150 tags will be awarded in the Southwest Zone, 50 in the West Central Zone, 40 in the Southeast Zone and 20 in the Lake Eufaula Zone. Hunting is from sunset to sunrise.
Season dates for the Southwest Zone and the West Central Zone are sunset on August 9 until sunrise on August 12 and sunset on August 16 until sunrise on August 19. The Southwest Zone includes private and public waters in Baldwin and Mobile counties and private and public waters in Washington, Clarke and Monroe counties that lie east of U.S. Highway 43 and south of U.S. Highway 84. The West Central Zone includes private and public waters in Monroe – north of U.S. Highway 84, Wilcox and Dallas counties.

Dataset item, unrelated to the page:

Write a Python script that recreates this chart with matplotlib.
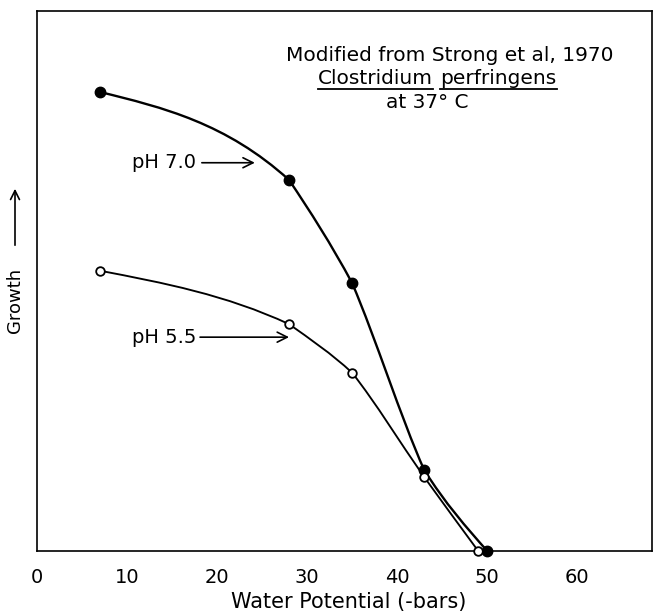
import numpy as np
import matplotlib
matplotlib.use("Agg")
import matplotlib.pyplot as plt
from matplotlib.path import Path
from matplotlib.patches import PathPatch, FancyArrowPatch
from matplotlib.lines import Line2D

# Data
ph70_x = [7, 28, 35, 43, 50]
ph70_y = [85.0, 68.7, 49.6, 15.0, 0.0]
ph55_x = [7, 28, 35, 43, 49]
ph55_y = [51.9, 42.0, 33.0, 13.7, 0.0]
xticks = [0, 10, 20, 30, 40, 50, 60]

plt.rcParams['font.family'] = ['DejaVu Sans']
W, H = 657, 611
fig = plt.figure(figsize=(W / 100, H / 100), dpi=100)
ax = fig.add_axes([37 / W, (H - 551) / H, (652 - 37) / W, (551 - 11) / H])
ax.set_xlim(0, 68.3)
ax.set_ylim(0, 100)
for s in ax.spines.values():
    s.set_linewidth(1.2)
ax.set_yticks([])
ax.set_xticks(xticks)
ax.set_xticklabels([str(t) for t in xticks], fontsize=14)
ax.tick_params(axis='x', length=0, pad=12)

SX, SY = 9.0, 5.4  # pixels per data unit, used only for curve smoothness


def smooth_path(xs, ys, blend=0.5):
    """Hand-drawn-looking Hermite curve through the points, as Beziers.
    Segment end slopes are blended between the node slope and the chord."""
    x = np.asarray(xs, float) * SX
    y = np.asarray(ys, float) * SY
    n = len(x)
    h = np.diff(x)
    dl = np.diff(y) / h
    m = np.zeros(n)
    for i in range(1, n - 1):
        m[i] = (h[i] * dl[i - 1] + h[i - 1] * dl[i]) / (h[i - 1] + h[i])
    m[0] = (3 * dl[0] - m[1]) / 2
    m[-1] = (3 * dl[-1] - m[-2]) / 2
    verts = [(x[0], y[0])]
    codes = [Path.MOVETO]
    for i in range(n - 1):
        s0 = blend * m[i] + (1 - blend) * dl[i]
        s1 = blend * m[i + 1] + (1 - blend) * dl[i]
        verts.append((x[i] + h[i] / 3, y[i] + s0 * h[i] / 3))
        verts.append((x[i + 1] - h[i] / 3, y[i + 1] - s1 * h[i] / 3))
        verts.append((x[i + 1], y[i + 1]))
        codes += [Path.CURVE4] * 3
    verts = np.array(verts) / np.array([SX, SY])
    return Path(verts, codes)


ax.add_patch(PathPatch(smooth_path(ph70_x, ph70_y), fill=False, lw=1.7,
                       edgecolor='black', zorder=2, capstyle='round',
                       joinstyle='round'))
ax.add_patch(PathPatch(smooth_path(ph55_x, ph55_y), fill=False, lw=1.35,
                       edgecolor='black', zorder=2, capstyle='round',
                       joinstyle='round'))
ax.plot(ph70_x, ph70_y, 'o', ms=7.5, mfc='black', mec='black', zorder=3,
        clip_on=False)
ax.plot(ph55_x, ph55_y, 'o', ms=6.2, mfc='white', mec='black', mew=1.3,
        zorder=4, clip_on=False)

# Annotations with arrows
ax.annotate('', xy=(24.5, 71.9), xytext=(18.0, 71.9),
            arrowprops=dict(arrowstyle='->', lw=1.2, color='black',
                            mutation_scale=18))
ax.text(17.7, 71.9, 'pH 7.0', fontsize=14, ha='right', va='center')
ax.annotate('', xy=(28.3, 39.6), xytext=(17.8, 39.6),
            arrowprops=dict(arrowstyle='->', lw=1.2, color='black',
                            mutation_scale=18))
ax.text(17.7, 39.6, 'pH 5.5', fontsize=14, ha='right', va='center')

# Title block
ax.text(45.8, 91.8, 'Modified from Strong et al, 1970', fontsize=14.5,
        ha='center', va='center')
t1 = ax.text(44.0, 87.5, 'Clostridium', fontsize=14.5, ha='right',
             va='center')
t2 = ax.text(44.8, 87.5, 'perfringens', fontsize=14.5, ha='left',
             va='center')
ax.text(43.3, 83.0, 'at 37° C', fontsize=14.5, ha='center', va='center')

# X-axis title
fig.text(349 / W, 1 - 602 / H, 'Water Potential (-bars)', fontsize=15,
         ha='center', va='center')

# Y-axis label with upward arrow
fig.text(15 / W, 1 - 300 / H, 'Growth', rotation=90, fontsize=13,
         ha='center', va='center')
fig.add_artist(FancyArrowPatch(
    (15 / W, 1 - 248 / H), (15 / W, 1 - 186 / H), transform=fig.transFigure,
    arrowstyle='->', lw=1.2, mutation_scale=16, color='black'))

# Underlines under the species name
fig.canvas.draw()
r = fig.canvas.get_renderer()
for t in (t1, t2):
    bb = t.get_window_extent(renderer=r)
    y = bb.y0 - 1
    fig.add_artist(Line2D([bb.x0 / W, bb.x1 / W], [y / H, y / H],
                          transform=fig.transFigure, color='black', lw=1.3))

fig.savefig('out.png', dpi=100)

The Southeast Zone season opens at sunset on August 11 and runs until sunrise on September 3. The Southeast Zone includes private and public waters in Barbour, Coffee, Covington, Dale, Geneva, Henry, Houston and Russell counties – excluding public Alabama state waters in Walter F. George Reservoir/Lake Eufaula and its navigable tributaries.
The Lake Eufaula Zone includes public state waters only in the Walter F. George Reservoir/Lake Eufaula and its navigable tributaries south of Alabama Highway 208 at Omaha Bridge – excludes Eufaula National Wildlife Refuge. The Eufaula season dates are from sunset on August 17 through sunrise on October 1.
An eight-foot restriction on harvest is in effect for the Lake Eufaula Zone. The other zones have no size restrictions.
Rodney Young caught the largest alligator last year. It was 13 feet long and weighed 667 pounds.
The official world record alligator was caught by five members of the Stokes family in Mill Creek in 2014. The Stokes alligator measured 15 feet and 9 inches long and weighed 1,011.5 pounds. The Stokes alligator has been mounted and put on display at the Montgomery Zoo’s Mann Wildlife Learning Museum. The Stokes alligator was estimated to be 24 to 28 years old.
That might not be the biggest alligator out there. An alligator was killed in southern Louisiana in 1890 near Vermillion Bay that reportedly measured 19 feet, two inches and weighed an estimated 2,000 pounds. That alligator was not verified.
Alligators used to be an endangered species, but thanks to laws protecting the species, the alligator population has recovered. Alabama passed a law protecting the remaining Alabama alligators decades before the federal Endangered Species Act. Today, there are over 70,000 alligators in Alabama and over a million in the world.